JAKARTA (RIAUPOS.CO) — Terpilihannya Komjen Pol Firli Bahuri sebagai Ketua Komisi Pemberantasan Korupsi (KPK) periode 2019-2023 dikhawatirkan akan rangkap jabatan. Sebab sebagaimana diketahui, dia sampai saat ini tercatat masih menjadi anggota polri aktif. Bahkan baru saja mendapat promosi jabatan sebagai Kabarhakam Polri.
Menanggapi itu, Anggota Komisi III DPR RI Arsul Sani mengatakan, Firli tak perlu mundur sebagai anggota Polri ketika dilantik sebagai Ketua KPK. Hal itu sudah diatur dalam Undang-undang Nomor 2 Tahun 2002 tentang Kepolisian. Disitu disebutkan ada beberapa jabatan di lembaga negara yang boleh diduduki oleh anggota polri aktif.
"Jadi kadang-kadang kecintaan kita kepada lembaga tertentu itu tak rasional dan diskriminatif terhadap cara berfikirnya," kata Arsul di komplek DPR RI Senayan Jakarta, Kamis (21/11).

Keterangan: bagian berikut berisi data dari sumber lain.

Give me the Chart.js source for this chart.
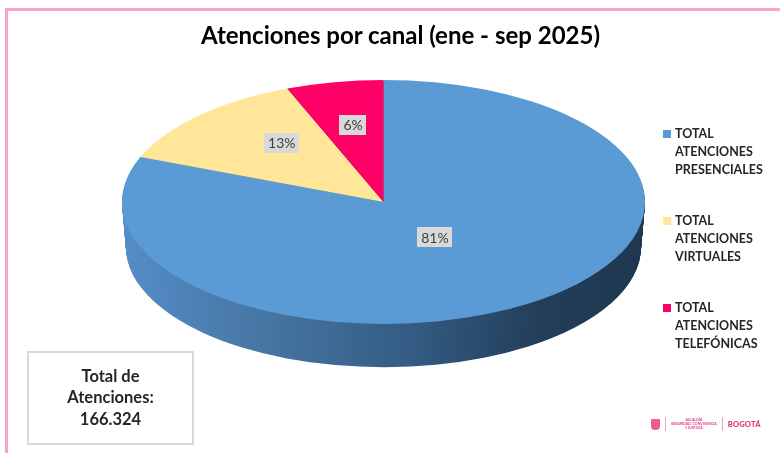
<!DOCTYPE html>
<html lang="es">
<head>
    <meta charset="UTF-8">
    <title>Atenciones por canal (ene - sep 2025)</title>
    <style>
        body { margin: 0; background: #fff; font-family: Lato, "Open Sans", Arial, sans-serif; }
        #wrap { position: relative; width: 780px; height: 453px; overflow: hidden; background: #fff; }
        #frame { position: absolute; left: 5px; top: 8px; width: 800px; height: 460px; border-top: 3px solid #ff9fd0; border-left: 3px solid #ff9fd0; }
        canvas { position: absolute; left: 0; top: 0; }
        #title { position: absolute; left: 0; top: 20px; width: 801px; text-align: center; font-size: 24px; font-weight: bold; color: #000; }
        #legend { position: absolute; left: 663px; top: 0; }
        .legend-item { position: absolute; left: 0; width: 115px; font-size: 12.5px; font-weight: bold; line-height: 18px; color: #262626; }
        .legend-item .box { position: absolute; left: 0; top: 5px; width: 8px; height: 8px; }
        .legend-item .txt { margin-left: 12px; }
        #total { position: absolute; left: 27px; top: 351px; width: 163px; height: 90px; border: 2px solid #d9d9d9;
                 display: flex; align-items: center; justify-content: center; text-align: center;
                 font-size: 16.5px; font-weight: bold; line-height: 21.5px; color: #262626; }
        #logo { position: absolute; left: 651px; top: 415px; height: 18px; display: flex; align-items: center; gap: 5px; color: #e8327c; font-weight: bold; }
        #logo .crest { width: 9px; height: 11px; background: #ef5b95; border-radius: 1px 1px 4px 4px; }
        #logo .sep { width: 1px; height: 14px; background: #f3a0c0; }
        #logo .small { font-size: 3.5px; line-height: 4px; text-align: center; }
        #logo .city { font-size: 7.5px; font-weight: 900; letter-spacing: 0.2px; }
    </style>
</head>
<body>
<div id="wrap">
    <div id="frame"></div>
    <canvas id="pieChart" width="780" height="453"></canvas>
    <div id="title">Atenciones por canal (ene - sep 2025)</div>
    <div id="legend"></div>
    <div id="total">Total de<br>Atenciones:<br>166.324</div>
    <div id="logo">
        <div class="crest"></div>
        <div class="sep"></div>
        <div class="small">ALCALDÍA<br>SEGURIDAD, CONVIVENCIA<br>Y JUSTICIA</div>
        <div class="sep"></div>
        <div class="city">BOGOTÁ</div>
    </div>
</div>

<script src="https://cdn.jsdelivr.net/npm/chart.js"></script>
<script>
    // data
    const channelLabels = ['TOTAL ATENCIONES PRESENCIALES', 'TOTAL ATENCIONES VIRTUALES', 'TOTAL ATENCIONES TELEFÓNICAS'];
    const legendLines = [
        ['TOTAL', 'ATENCIONES', 'PRESENCIALES'],
        ['TOTAL', 'ATENCIONES', 'VIRTUALES'],
        ['TOTAL', 'ATENCIONES', 'TELEFÓNICAS']
    ];
    const channelValues = [134722, 21622, 9980];
    const sliceColors = ['#5b9bd5', '#ffe699', '#ff0066'];

    // 3d look: where the flattened pie sits on the page
    const ELLIPSE = { x: 383.5, y: 202, rx: 261.5, ry: 122 };
    const DEPTH = 45;
    const labelRadius = [0.35, 0.55, 0.62];
    const labelLift = [0, 12, 3];

    const total = channelValues.reduce((a, b) => a + b, 0);

    function project(ctx, arc, dy, shrink) {
        const r = arc.outerRadius;
        ctx.translate(ELLIPSE.x, ELLIPSE.y + dy);
        ctx.scale(ELLIPSE.rx * shrink / r, ELLIPSE.ry * shrink / r);
        ctx.translate(-arc.x, -arc.y);
    }

    const pie3d = {
        id: 'pie3d',
        beforeDatasetsDraw(chart) {
            const ctx = chart.ctx;
            const arcs = chart.getDatasetMeta(0).data;
            const a0 = arcs[0];
            // side wall, drawn as stacked copies of the slices
            const grad = ctx.createLinearGradient(a0.x - a0.outerRadius, 0, a0.x + a0.outerRadius, 0);
            grad.addColorStop(0, '#558dc8');
            grad.addColorStop(0.3, '#44739f');
            grad.addColorStop(0.55, '#345c84');
            grad.addColorStop(0.8, '#233e59');
            grad.addColorStop(1, '#1f3850');
            for (let d = DEPTH; d >= 1; d--) {
                ctx.save();
                project(ctx, a0, d, 1 - 0.015 * d / DEPTH);
                arcs.forEach(arc => {
                    const keep = arc.options;
                    arc.options = Object.assign({}, keep, { backgroundColor: grad });
                    arc.draw(ctx);
                    arc.options = keep;
                });
                ctx.restore();
            }
            // top face
            ctx.save();
            project(ctx, a0, 0, 1);
            arcs.forEach(arc => arc.draw(ctx));
            ctx.restore();
            return false;
        },
        afterDraw(chart) {
            const ctx = chart.ctx;
            const arcs = chart.getDatasetMeta(0).data;
            ctx.save();
            ctx.font = '14px Lato, "Open Sans", sans-serif';
            ctx.textAlign = 'center';
            ctx.textBaseline = 'middle';
            arcs.forEach((arc, i) => {
                const mid = (arc.startAngle + arc.endAngle) / 2;
                const f = labelRadius[i];
                const x = ELLIPSE.x + Math.cos(mid) * ELLIPSE.rx * f;
                const y = ELLIPSE.y + Math.sin(mid) * ELLIPSE.ry * f - labelLift[i];
                const txt = Math.round(channelValues[i] / total * 100) + '%';
                const w = ctx.measureText(txt).width + 8;
                ctx.fillStyle = '#d9d9d9';
                ctx.fillRect(Math.round(x - w / 2), Math.round(y - 10), Math.round(w), 20);
                ctx.fillStyle = '#404040';
                ctx.fillText(txt, x, y + 1);
            });
            ctx.restore();
        }
    };

    const chart = new Chart(document.getElementById('pieChart'), {
        type: 'pie',
        data: {
            labels: channelLabels,
            datasets: [{
                data: channelValues,
                backgroundColor: sliceColors,
                borderWidth: 0,
                hoverOffset: 0
            }]
        },
        options: {
            responsive: false,
            animation: false,
            events: [],
            rotation: 0,
            plugins: {
                legend: { display: false },
                tooltip: { enabled: false }
            }
        },
        plugins: [pie3d]
    });

    // legend built from the chart data
    const legend = document.getElementById('legend');
    const legendTops = [125, 212, 299];
    chart.data.labels.forEach((lbl, i) => {
        const item = document.createElement('div');
        item.className = 'legend-item';
        item.style.top = legendTops[i] + 'px';
        item.innerHTML = '<span class="box" style="background:' + sliceColors[i] + '"></span>' +
            '<div class="txt">' + legendLines[i].join('<br>') + '</div>';
        legend.appendChild(item);
    });
</script>
</body>
</html>
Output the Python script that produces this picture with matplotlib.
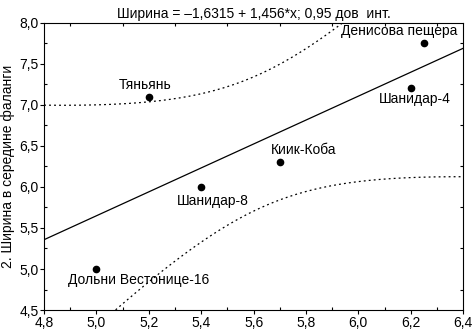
import numpy as np
import matplotlib; matplotlib.use("Agg")
import matplotlib.pyplot as plt
from matplotlib.ticker import FuncFormatter, MultipleLocator

plt.rcParams['font.family'] = ['Liberation Sans', 'DejaVu Sans']

# data
names = ["Дольни Вестонице-16", "Тяньянь", "Шанидар-8", "Киик-Коба", "Шанидар-4", "Денисова пещера"]
xs = np.array([5.0, 5.2, 5.4, 5.7, 6.2, 6.25])
ys = np.array([5.0, 7.1, 6.0, 6.3, 7.2, 7.75])
# label offsets in points (dx, dy)
offs = [(30, -8), (-3, 8), (8, -10), (17, 9), (3, -8), (-18, 9)]
T975 = 2.776  # t(0.975, df=4)

b, a = np.polyfit(xs, ys, 1)
n = len(xs); xm = xs.mean(); sxx = ((xs - xm)**2).sum()
s = np.sqrt(((ys - (a + b*xs))**2).sum() / (n - 2))

fig = plt.figure(figsize=(4.74, 3.32), dpi=100)
ax = fig.add_axes([0.093, 0.066, 0.884, 0.866])

xx = np.linspace(4.8, 6.4, 300)
yy = a + b*xx
hw = T975*s*np.sqrt(1/n + (xx - xm)**2/sxx)
ax.plot(xx, yy, color="k", lw=0.9)
ax.plot(xx, yy + hw, color="k", lw=0.9, ls=(0, (1.5, 2.5)))
ax.plot(xx, yy - hw, color="k", lw=0.9, ls=(0, (1.5, 2.5)))
ax.plot(xs, ys, "o", color="k", ms=4.5)

for nm, x, y, (dx, dy) in zip(names, xs, ys, offs):
    ax.annotate(nm, (x, y), textcoords="offset points", xytext=(dx, dy),
                ha="center", va="center", fontsize=10)

ax.set_xlim(4.8, 6.4); ax.set_ylim(4.5, 8.0)
ax.xaxis.set_major_locator(MultipleLocator(0.2))
ax.yaxis.set_major_locator(MultipleLocator(0.5))
ax.xaxis.set_minor_locator(MultipleLocator(0.1))
ax.yaxis.set_minor_locator(MultipleLocator(0.25))
fmt = FuncFormatter(lambda v, p: f"{v:.1f}".replace(".", ","))
ax.xaxis.set_major_formatter(fmt); ax.yaxis.set_major_formatter(fmt)
ax.tick_params(which="major", direction="out", length=3, width=0.8, labelsize=10, pad=1)
ax.tick_params(which="minor", direction="in", length=2, width=0.8, top=True, right=True)
ax.tick_params(which="major", top=False, right=False)
for sp in ax.spines.values(): sp.set_linewidth(0.8)

ax.set_ylabel("2. Ширина в середине фаланги", fontsize=10, labelpad=3)
ax.set_title("Ширина = –1,6315 + 1,456*x; 0,95 дов  инт.", fontsize=10, pad=3)

fig.savefig("out.png", dpi=100)
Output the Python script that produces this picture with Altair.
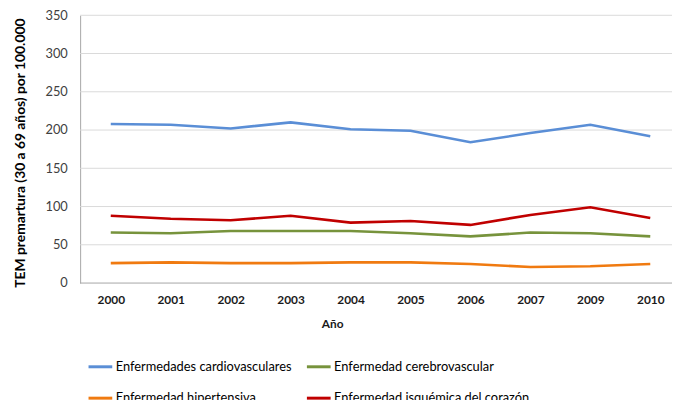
import altair as alt
import pandas as pd

years = ["2000", "2001", "2002", "2003", "2004", "2005", "2006", "2007", "2009", "2010"]
series_names = [
    "Enfermedades cardiovasculares",
    "Enfermedad hipertensiva",
    "Enfermedad cerebrovascular",
    "Enfermedad isquémica del corazón",
]
cardio = [208, 207, 202, 210, 201, 199, 184, 196, 207, 192]
hiper = [26, 27, 26, 26, 27, 27, 25, 21, 22, 25]
cerebro = [66, 65, 68, 68, 68, 65, 61, 66, 65, 61]
isquemica = [88, 84, 82, 88, 79, 81, 76, 89, 99, 85]
colors = ["#5A8ED6", "#F07A10", "#77933C", "#C00000"]
y_ticks = [0, 50, 100, 150, 200, 250, 300, 350]

rows = []
for name, vals in zip(series_names, [cardio, hiper, cerebro, isquemica]):
    for y, v in zip(years, vals):
        rows.append({"Año": y, "Valor": v, "Serie": name})
df = pd.DataFrame(rows)

grid_df = pd.DataFrame({"Valor": [t for t in y_ticks if t > 0]})
base_df = pd.DataFrame({"Valor": [t for t in y_ticks if t == 0]})

FONT = "Lato"
yscale = alt.Scale(domain=[0, 350], nice=False)
y_axis = alt.Axis(
    title="TEM premartura (30  a 69  años) por 100.000",
    values=y_ticks,
    ticks=False,
    grid=False,
    domainColor="#A6A6A6",
    labelFont=FONT,
    labelFontSize=13,
    labelColor="#404040",
    labelPadding=13,
    titleFont=FONT,
    titleFontSize=14,
    titleFontWeight="bold",
    titleColor="#000000",
    titleAngle=270,
    titleX=-60,
    titleY=139,
    titleBaseline="middle",
    titleAlign="center",
)

grid = alt.Chart(grid_df).mark_rule(color="#D9D9D9", strokeWidth=1).encode(
    y=alt.Y("Valor:Q", scale=yscale, axis=y_axis)
)
base = alt.Chart(base_df).mark_rule(color="#A6A6A6", strokeWidth=1).encode(
    y=alt.Y("Valor:Q", scale=yscale, axis=y_axis)
)

lines = alt.Chart(df).mark_line(strokeWidth=2.6).encode(
    x=alt.X(
        "Año:O",
        sort=years,
        scale=alt.Scale(type="point", padding=0, range=[31, 577]),
        axis=alt.Axis(
            title="Año",
            labelAngle=0,
            ticks=False,
            grid=False,
            domain=False,
            labelFont=FONT,
            labelFontSize=12,
            labelFontWeight="bold",
            labelColor="#1a1a1a",
            labelPadding=12,
            titleFont=FONT,
            titleFontSize=12,
            titleFontWeight="bold",
            titleColor="#1a1a1a",
            titleX=255,
            titleY=41,
            titleBaseline="middle",
            titleAlign="center",
        ),
    ),
    y=alt.Y("Valor:Q", scale=yscale, axis=y_axis),
    color=alt.Color(
        "Serie:N",
        scale=alt.Scale(domain=series_names, range=colors),
        legend=alt.Legend(
            title=None,
            orient="none",
            legendX=7,
            legendY=342,
            columns=2,
            columnPadding=8,
            rowPadding=11,
            symbolType="stroke",
            symbolSize=576,
            symbolStrokeWidth=3,
            labelFont=FONT,
            labelFontSize=13,
            labelColor="#000000",
            labelOffset=2,
            labelLimit=400,
        ),
    ),
)

chart = alt.layer(grid, base, lines).properties(
    width=599,
    height=271,
    autosize=alt.AutoSizeParams(type="none"),
    padding={"left": 73, "top": 5, "right": 0, "bottom": 116},
).configure_view(stroke=None)

chart.save("out.html", embed_options={"renderer": "svg", "actions": False})
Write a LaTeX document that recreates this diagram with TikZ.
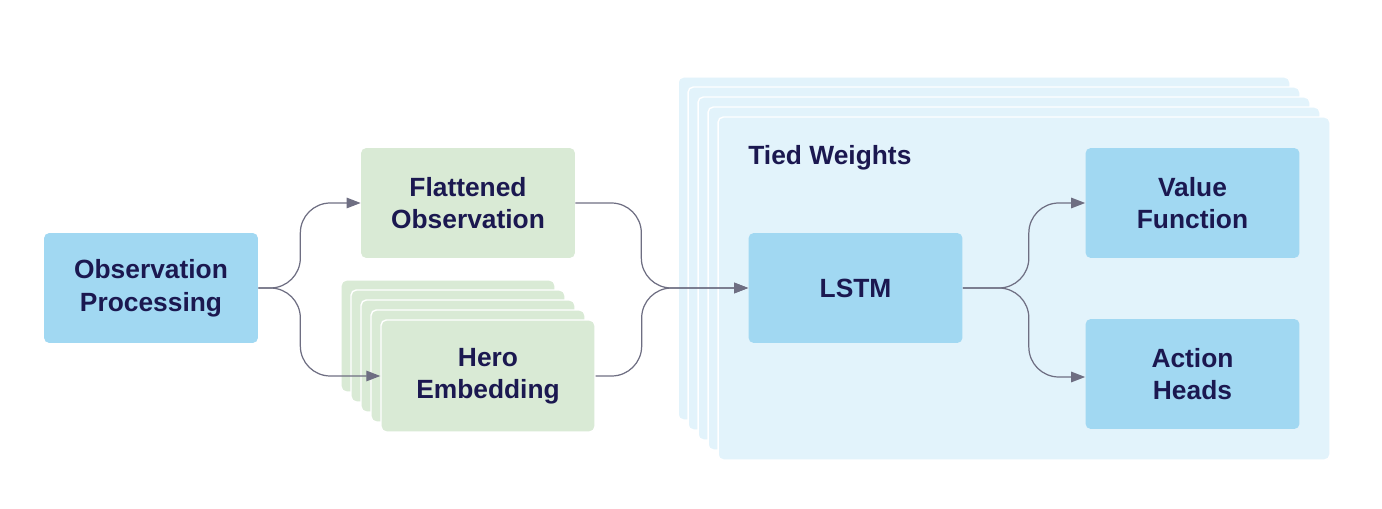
\documentclass[tikz,border=0pt]{standalone}
\usepackage{fontspec}
\setmainfont{Liberation Sans}
\usepackage{tikz}
\usepackage{xcolor}
\usetikzlibrary{arrows.meta, positioning, calc}
\definecolor{boxblue}{RGB}{161,216,242}
\definecolor{boxgreen}{RGB}{217,234,213}
\definecolor{tiedbg}{RGB}{226,243,251}
\definecolor{inkblue}{RGB}{27,24,80}
\definecolor{wiregray}{RGB}{110,110,130}

\begin{document}
\begin{tikzpicture}[x=0.02cm, y=-0.02cm,
    blk/.style={rectangle, rounded corners=3pt,
                fill=boxblue, minimum width=4.28cm,
                minimum height=2.2cm, align=center,
                text=inkblue, inner sep=0pt,
                font=\fontsize{15}{18.5}\selectfont\bfseries},
    grn/.style={blk, fill=boxgreen},
    herocard/.style={grn, draw=white, line width=0.8pt,
                     minimum height=2.24cm},
    tiedcard/.style={rectangle, rounded corners=3pt,
                     fill=tiedbg, draw=white, line width=0.8pt,
                     minimum width=12.24cm, minimum height=6.86cm,
                     inner sep=0pt},
    arr/.style={-{Triangle[length=2.8mm,width=2.1mm]},
                draw=wiregray, line width=0.7pt,
                rounded corners=0.6cm}
]
    \useasboundingbox (0,0) rectangle (1382,509);

    % tied weights stack
    \foreach \i in {4,...,1}
        \node[tiedcard] (tied\i) at ({1024-10*\i},{288.5-10*\i}) {};
    \node[tiedcard] (tied) at (1024,288.5) {};
    \node[anchor=west, text=inkblue, inner sep=0pt,
          font=\fontsize{15}{18.5}\selectfont\bfseries] (tw) at (748,158)
        {Tied Weights};

    % hero embedding stack
    \foreach \i in {4,...,1}
        \node[herocard] (hero\i) at ({488-10*\i},{376-10*\i}) {};
    \node[herocard] (hero) at (488,376) {Hero\\Embedding};

    \node[blk] (obs)  at (151,288)    {Observation\\Processing};
    \node[grn] (flat) at (468,203)    {Flattened\\Observation};
    \node[blk] (lstm) at (855.5,288)  {LSTM};
    \node[blk] (val)  at (1192.5,203) {Value\\Function};
    \node[blk] (act)  at (1192.5,374) {Action\\Heads};

    \draw[arr]  (obs.east)  -- ++(42,0) |- (flat.west);
    \draw[arr]  (obs.east)  -- ++(42,0) |- (hero.west);
    \draw[arr]  (flat.east) -- ++(66,0) |- (lstm.west);
    \draw[arr]  (hero.east) -- ++(46,0) |- (lstm.west);
    \draw[arr]  (lstm.east) -- ++(66,0) |- (val.west);
    \draw[arr]  (lstm.east) -- ++(66,0) |- ([yshift=-0.06cm]act.west);
\end{tikzpicture}
\end{document}
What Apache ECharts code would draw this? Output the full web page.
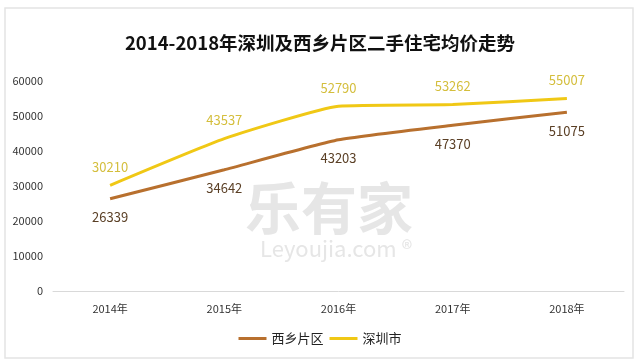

Sebagai contoh, Kepala Badan Narkotika Nasional (BNN) yang dijabat oleh Komjen Pol Heru Winarko, Kepala Badan Nasional Penanggulangan Terorisme (BNPT) yang dijabat oleh Komjen Pol Suhardi Alius, dan sejumlah jabatan lainnya.
Menurut Arsul, penempatan anggota polri aktif di sebuah lembaga penegak hukum tidak ada yang salah. Sebab, basis kerjanya pun masih serupa dengan polri.
"Jadi cara pandang kita itu harus cara pandang bukan karena cinta mati sebuah lembaga, bukan cara pandang itu. Cara pandangnya harus cara pandang yuridis," jelasnya.
Sementara terkait kekhawatiran adanya kepentingan sektoral antara Ketua KPK dan Anggota Polri, Arsul menilai itu sebagai hal yang tak mendasar. Karena ketika menjadi Ketua KPK, Firli tak lagi berstatus anak buah Kapolri. Sehingga secara kepemimpinan tidak saling berkaitan.
"Kalau cara berfikirnya seperti itu, seluruh penyidik KPK yang dari polri disuruh mundur aja, karena mereka kan bawahannya polisi juga," tegas Arsul.
"Jadi jangan demikian kita berasumsi suudzon dengan prasangka tak baik. Kita lihatlah setahun dulu bagaimana KPK di bawah komisioner yang baru dibawah pak Firli berjalan," pungkasnya.